Cluster: multi cluster

We are reinstalling slurmdbd and for this reason commands such as sacct won’t work during the reinstallation. Thanks for your understanding.

Status : solved :green_circle:

start: 2025-05-26T13:17:00Z
end : 2025-05-26T14:10:00Z

Description

Cluster: Boabab

We’ve identified a configuration issue with the /tmp directory on login1, which currently limits available space to only 15 GB for all users. This is causing latency and write errors for some process on login node.

To resolve this, we will perform a short maintenance and reboot the node at 13:30 today.

This intervention should be quick and will restore proper /tmp storage capacity.

Thank you for your understanding,

Update:

2025-06-09T22:00:00Z Maintenance started at 14:00 PM and finished at 14:30 PM without any issue.

Status : Resolved :green_circle:

start: 2025-06-10T06:00:00Z
end :2025-06-10T12:30:00Z

Description

Cluster: multi cluster

Under specific circumstances, it is possible that you will be able to use a resource such as a GPU that is already associated with another user. This may happen when you request resources using salloc and then connect to the compute node using ssh later. Alternatively, Slurm may allocate you a resource that is already in use by a previous job. This issue has already been resolved, but it will only be fully resolved once all resources are released by the running jobs.

Status : solved :green_circle:

start: 2025-06-25T07:37:00Z
end : 2025-06-25T11:45:00Z

Description

We are currently experiencing an issue with the Bamboo scratch and Home storage. This share is temporarily unavailable.

Our team is actively investigating the problem, and we will provide an update as soon as more information becomes available.

We apologize for the inconvenience and appreciate your patience.

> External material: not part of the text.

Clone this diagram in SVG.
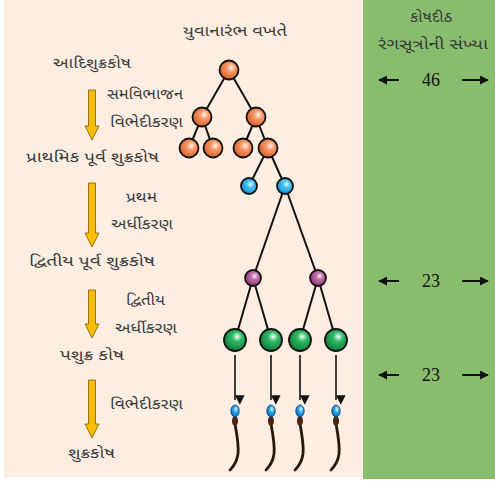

Status : alert :orange_circle:

start: 2025-07-07T14:50:00Z
end : 2025-07-07T15:10:00Z

Update

Filesystem impacted scratch:
start: 2025-07-07T20:00:00Z
end : 2025-07-09T14:20:00Z

The scratch has been re-activated. However, despite our investigation, the root cause of the issue has not yet been determined. We remain vigilant and will continue to monitor the situation closely.